* **Directions for this task**: Exactly repeat the lines starting at the one that holds "Output the Python" and ending at the one that holds "from matplotlib.ticker import". Both end lines count; leave out everything else.

* **Data shown**:
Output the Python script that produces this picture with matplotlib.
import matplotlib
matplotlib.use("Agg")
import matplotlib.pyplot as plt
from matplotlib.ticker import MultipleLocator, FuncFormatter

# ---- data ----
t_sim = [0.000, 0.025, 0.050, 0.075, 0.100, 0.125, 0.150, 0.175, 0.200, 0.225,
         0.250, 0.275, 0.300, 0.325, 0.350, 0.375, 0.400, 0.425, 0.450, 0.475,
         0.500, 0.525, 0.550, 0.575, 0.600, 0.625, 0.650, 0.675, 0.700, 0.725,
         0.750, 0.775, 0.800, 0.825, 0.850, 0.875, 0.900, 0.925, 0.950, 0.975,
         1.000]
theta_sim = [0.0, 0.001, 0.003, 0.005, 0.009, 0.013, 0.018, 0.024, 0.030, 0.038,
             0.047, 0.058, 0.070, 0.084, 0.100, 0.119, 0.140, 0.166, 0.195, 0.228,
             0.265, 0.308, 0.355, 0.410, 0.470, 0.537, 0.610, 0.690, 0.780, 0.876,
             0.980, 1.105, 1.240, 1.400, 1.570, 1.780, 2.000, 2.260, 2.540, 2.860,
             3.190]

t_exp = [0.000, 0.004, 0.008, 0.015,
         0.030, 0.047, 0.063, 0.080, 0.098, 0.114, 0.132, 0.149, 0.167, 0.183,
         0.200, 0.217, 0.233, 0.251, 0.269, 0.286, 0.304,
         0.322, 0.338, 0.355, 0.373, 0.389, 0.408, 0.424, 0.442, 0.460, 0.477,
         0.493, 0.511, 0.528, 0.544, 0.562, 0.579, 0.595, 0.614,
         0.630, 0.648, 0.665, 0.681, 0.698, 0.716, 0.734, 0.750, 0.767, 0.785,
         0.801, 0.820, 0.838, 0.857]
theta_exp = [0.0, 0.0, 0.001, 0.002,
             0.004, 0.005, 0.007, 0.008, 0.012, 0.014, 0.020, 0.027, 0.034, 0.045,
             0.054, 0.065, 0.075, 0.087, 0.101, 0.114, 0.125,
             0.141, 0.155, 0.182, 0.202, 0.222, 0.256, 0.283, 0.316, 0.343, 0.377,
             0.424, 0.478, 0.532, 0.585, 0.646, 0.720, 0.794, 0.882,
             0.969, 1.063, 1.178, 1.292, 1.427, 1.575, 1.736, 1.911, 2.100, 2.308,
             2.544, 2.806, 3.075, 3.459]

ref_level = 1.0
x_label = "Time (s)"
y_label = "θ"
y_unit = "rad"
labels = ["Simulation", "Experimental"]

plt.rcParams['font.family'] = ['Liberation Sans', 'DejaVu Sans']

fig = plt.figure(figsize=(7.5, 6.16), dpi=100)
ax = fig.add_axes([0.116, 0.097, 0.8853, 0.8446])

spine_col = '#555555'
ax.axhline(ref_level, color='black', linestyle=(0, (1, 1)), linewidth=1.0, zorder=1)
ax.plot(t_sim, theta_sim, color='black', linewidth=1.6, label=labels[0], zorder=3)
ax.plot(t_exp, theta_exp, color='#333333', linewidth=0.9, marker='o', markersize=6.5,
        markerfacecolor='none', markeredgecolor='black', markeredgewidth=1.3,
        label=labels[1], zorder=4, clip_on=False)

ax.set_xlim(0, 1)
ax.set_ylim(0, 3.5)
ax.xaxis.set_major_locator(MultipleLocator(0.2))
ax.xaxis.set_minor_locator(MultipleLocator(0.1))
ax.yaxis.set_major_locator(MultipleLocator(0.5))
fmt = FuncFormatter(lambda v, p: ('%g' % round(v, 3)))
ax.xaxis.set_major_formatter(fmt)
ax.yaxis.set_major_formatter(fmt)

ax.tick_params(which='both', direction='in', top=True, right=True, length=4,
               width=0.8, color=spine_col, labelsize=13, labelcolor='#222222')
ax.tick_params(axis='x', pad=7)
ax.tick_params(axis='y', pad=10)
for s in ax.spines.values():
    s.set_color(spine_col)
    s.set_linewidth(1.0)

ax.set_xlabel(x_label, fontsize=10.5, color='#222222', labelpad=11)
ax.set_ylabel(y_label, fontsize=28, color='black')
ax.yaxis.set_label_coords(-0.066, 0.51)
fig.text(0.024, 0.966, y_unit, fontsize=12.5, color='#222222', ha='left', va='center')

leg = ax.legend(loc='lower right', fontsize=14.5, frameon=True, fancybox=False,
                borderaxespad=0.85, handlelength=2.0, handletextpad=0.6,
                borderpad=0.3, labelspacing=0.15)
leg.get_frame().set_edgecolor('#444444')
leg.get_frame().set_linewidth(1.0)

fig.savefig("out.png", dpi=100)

* * *

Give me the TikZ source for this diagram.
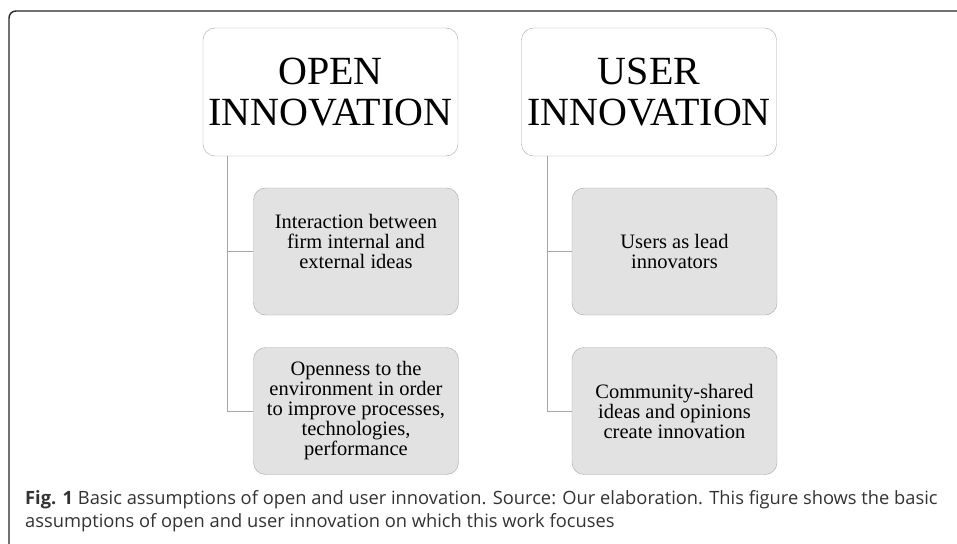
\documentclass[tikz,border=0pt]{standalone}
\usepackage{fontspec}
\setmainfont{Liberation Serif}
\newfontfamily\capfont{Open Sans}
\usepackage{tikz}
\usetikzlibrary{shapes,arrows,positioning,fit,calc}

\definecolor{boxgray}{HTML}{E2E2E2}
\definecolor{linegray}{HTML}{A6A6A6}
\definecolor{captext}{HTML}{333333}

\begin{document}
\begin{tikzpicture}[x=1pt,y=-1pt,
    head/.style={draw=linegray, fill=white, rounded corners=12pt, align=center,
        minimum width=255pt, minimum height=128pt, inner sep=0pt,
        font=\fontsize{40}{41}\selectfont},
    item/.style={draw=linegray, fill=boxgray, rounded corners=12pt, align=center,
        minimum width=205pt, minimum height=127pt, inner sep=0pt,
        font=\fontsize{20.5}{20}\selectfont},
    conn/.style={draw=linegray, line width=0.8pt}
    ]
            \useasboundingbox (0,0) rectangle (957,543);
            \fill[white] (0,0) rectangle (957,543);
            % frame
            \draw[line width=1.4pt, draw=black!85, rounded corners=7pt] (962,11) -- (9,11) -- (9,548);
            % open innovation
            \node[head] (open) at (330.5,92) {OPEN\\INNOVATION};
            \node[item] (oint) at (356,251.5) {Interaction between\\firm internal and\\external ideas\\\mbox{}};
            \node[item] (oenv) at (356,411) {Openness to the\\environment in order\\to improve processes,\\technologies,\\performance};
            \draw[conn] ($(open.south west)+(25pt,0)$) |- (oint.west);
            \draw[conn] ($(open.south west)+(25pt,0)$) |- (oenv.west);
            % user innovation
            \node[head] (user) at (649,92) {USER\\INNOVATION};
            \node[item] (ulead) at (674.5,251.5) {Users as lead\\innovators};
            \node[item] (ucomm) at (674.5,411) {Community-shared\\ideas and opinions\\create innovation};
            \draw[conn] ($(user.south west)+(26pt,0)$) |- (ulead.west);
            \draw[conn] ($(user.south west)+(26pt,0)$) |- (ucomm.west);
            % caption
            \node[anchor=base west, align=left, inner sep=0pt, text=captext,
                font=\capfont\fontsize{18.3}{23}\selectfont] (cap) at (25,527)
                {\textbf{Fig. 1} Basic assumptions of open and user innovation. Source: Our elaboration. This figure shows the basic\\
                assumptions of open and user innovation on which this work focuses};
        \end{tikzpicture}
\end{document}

...

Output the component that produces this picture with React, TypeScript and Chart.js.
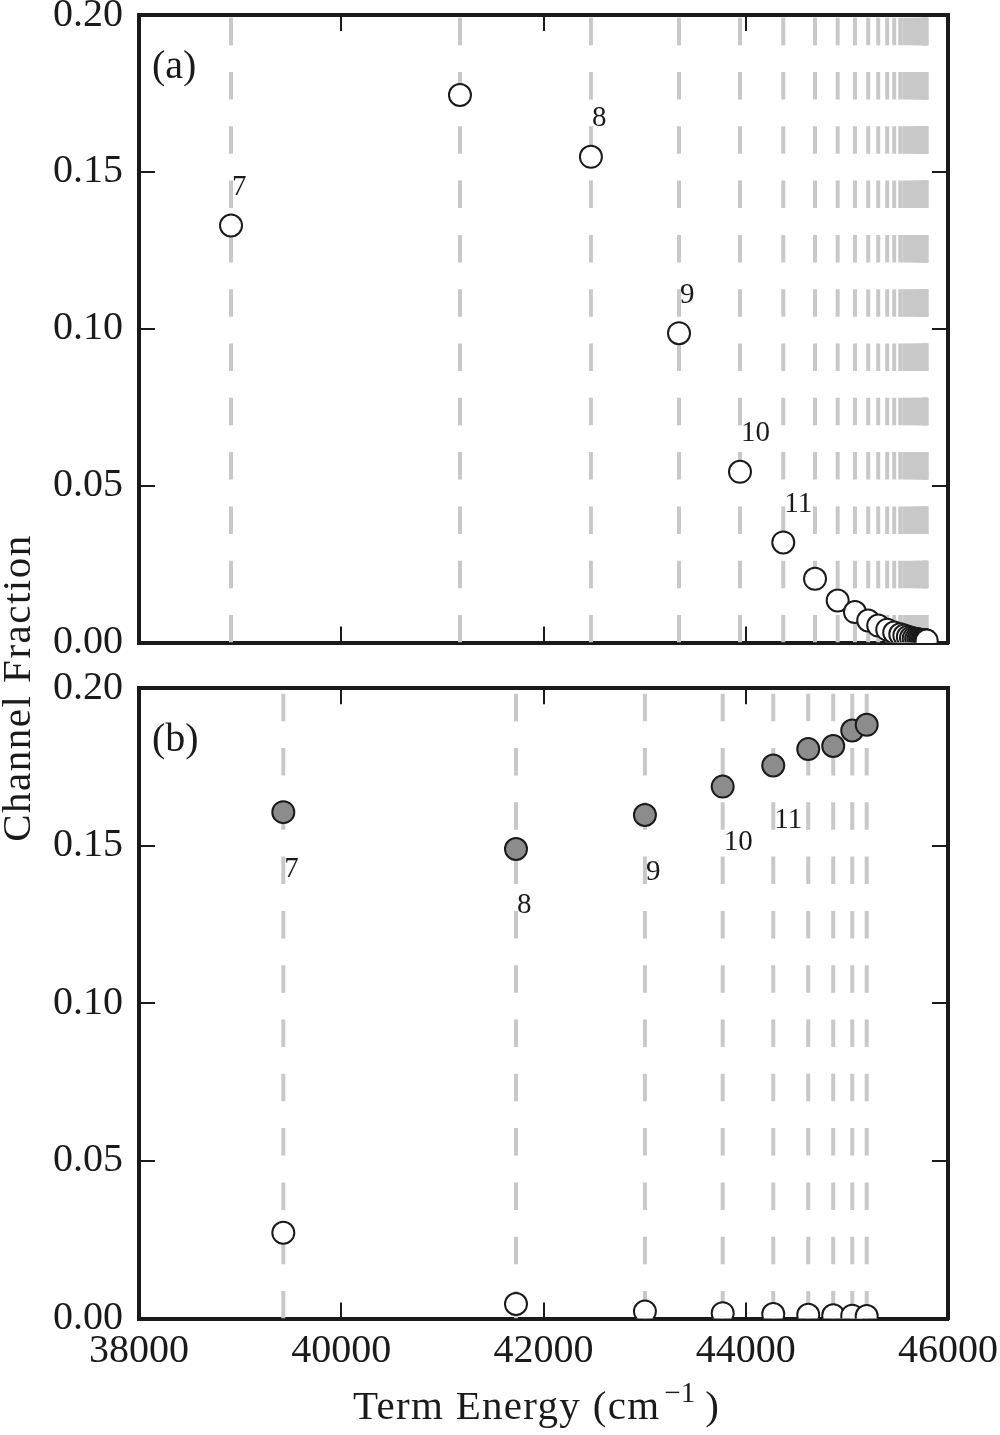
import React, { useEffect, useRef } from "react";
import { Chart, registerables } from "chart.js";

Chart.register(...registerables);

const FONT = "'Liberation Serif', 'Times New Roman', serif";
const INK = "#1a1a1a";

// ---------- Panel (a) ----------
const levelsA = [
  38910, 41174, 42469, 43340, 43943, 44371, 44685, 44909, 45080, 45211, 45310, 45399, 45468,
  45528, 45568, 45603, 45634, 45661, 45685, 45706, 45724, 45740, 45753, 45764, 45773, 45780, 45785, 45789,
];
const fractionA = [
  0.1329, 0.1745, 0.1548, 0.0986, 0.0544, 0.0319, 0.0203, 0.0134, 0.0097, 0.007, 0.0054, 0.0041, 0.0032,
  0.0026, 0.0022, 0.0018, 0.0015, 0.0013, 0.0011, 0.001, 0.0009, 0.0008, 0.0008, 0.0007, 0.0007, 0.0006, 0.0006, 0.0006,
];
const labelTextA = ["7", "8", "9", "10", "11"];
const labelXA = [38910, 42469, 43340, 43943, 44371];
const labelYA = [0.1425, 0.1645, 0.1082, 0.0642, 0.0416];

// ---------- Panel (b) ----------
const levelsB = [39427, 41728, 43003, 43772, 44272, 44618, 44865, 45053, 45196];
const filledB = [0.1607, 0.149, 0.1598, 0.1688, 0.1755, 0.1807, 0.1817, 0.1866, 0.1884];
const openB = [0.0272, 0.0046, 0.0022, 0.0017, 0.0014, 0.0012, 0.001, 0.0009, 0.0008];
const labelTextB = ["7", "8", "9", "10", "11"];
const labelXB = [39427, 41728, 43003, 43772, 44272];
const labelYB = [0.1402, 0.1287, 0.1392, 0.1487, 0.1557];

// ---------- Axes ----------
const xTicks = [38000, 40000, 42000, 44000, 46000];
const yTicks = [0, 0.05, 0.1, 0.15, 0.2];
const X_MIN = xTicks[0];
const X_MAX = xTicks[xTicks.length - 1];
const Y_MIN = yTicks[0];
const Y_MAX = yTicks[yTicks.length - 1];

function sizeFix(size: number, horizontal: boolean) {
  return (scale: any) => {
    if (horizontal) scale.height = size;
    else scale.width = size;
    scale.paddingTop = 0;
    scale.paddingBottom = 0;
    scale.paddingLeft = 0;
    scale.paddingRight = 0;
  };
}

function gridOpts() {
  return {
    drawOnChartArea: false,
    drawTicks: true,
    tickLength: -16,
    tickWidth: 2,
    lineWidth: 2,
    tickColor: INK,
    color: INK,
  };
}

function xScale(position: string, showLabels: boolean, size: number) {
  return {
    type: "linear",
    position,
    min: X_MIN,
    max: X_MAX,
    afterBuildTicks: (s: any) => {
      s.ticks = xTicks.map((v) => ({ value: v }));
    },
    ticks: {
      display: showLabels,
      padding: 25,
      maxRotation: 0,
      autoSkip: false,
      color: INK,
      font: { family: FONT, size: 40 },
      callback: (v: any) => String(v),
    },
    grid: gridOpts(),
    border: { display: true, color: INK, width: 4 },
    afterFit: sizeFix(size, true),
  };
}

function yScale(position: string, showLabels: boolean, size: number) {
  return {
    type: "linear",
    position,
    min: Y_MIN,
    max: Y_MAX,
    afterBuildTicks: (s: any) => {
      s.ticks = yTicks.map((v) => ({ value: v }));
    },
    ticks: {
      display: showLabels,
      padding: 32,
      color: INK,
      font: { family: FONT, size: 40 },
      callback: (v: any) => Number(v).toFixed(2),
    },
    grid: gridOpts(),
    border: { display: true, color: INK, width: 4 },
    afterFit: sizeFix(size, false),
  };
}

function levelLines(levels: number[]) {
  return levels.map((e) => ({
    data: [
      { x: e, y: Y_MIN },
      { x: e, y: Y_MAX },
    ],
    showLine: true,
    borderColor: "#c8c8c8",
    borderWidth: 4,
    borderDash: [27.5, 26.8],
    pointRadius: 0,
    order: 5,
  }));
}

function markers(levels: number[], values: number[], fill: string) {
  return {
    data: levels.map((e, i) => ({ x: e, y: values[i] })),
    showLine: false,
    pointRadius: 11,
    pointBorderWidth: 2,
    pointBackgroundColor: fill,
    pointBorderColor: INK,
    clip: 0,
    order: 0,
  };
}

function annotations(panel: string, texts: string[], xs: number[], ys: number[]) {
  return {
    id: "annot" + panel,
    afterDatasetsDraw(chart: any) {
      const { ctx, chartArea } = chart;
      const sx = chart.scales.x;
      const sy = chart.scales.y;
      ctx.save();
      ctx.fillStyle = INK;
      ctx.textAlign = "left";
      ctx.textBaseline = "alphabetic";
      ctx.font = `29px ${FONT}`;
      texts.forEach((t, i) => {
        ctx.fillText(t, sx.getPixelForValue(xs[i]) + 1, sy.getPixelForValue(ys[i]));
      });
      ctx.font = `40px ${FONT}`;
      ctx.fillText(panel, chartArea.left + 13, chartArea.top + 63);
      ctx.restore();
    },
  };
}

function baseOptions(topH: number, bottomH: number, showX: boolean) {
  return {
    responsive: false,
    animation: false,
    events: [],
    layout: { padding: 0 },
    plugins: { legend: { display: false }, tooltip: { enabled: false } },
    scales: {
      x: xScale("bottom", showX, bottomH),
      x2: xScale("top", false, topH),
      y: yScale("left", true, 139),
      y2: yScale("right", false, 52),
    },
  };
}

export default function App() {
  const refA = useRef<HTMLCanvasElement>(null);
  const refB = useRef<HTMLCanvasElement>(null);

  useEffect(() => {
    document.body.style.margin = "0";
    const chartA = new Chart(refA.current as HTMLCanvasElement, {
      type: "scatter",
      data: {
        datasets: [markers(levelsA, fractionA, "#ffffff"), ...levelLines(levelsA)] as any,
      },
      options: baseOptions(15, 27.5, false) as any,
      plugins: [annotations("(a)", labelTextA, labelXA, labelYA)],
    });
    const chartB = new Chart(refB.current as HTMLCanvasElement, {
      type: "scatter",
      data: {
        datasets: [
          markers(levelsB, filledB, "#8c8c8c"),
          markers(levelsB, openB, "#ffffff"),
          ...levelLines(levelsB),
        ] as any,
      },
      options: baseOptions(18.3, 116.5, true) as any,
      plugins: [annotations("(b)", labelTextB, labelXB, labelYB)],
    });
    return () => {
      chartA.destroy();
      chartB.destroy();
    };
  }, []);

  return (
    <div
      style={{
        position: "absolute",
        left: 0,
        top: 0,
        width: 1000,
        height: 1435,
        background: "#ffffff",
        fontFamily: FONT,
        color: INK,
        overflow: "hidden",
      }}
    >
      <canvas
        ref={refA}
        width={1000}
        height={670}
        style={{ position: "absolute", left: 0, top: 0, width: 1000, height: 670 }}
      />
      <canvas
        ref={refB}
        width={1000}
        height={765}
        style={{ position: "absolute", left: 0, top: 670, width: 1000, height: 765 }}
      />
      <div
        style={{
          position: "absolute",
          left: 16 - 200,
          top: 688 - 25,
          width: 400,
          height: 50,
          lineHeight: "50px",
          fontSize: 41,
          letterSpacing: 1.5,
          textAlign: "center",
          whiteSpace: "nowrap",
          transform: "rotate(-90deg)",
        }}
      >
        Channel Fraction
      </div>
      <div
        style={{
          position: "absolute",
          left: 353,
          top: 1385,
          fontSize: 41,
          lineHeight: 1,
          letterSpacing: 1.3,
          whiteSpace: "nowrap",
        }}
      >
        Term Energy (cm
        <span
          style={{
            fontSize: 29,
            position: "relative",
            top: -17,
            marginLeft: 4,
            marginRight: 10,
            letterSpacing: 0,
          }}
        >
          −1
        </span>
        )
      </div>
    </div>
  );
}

* **The result**:
Output the Python script that produces this picture with matplotlib.
import matplotlib
matplotlib.use("Agg")
import matplotlib.pyplot as plt
from matplotlib.ticker import MultipleLocator, FuncFormatter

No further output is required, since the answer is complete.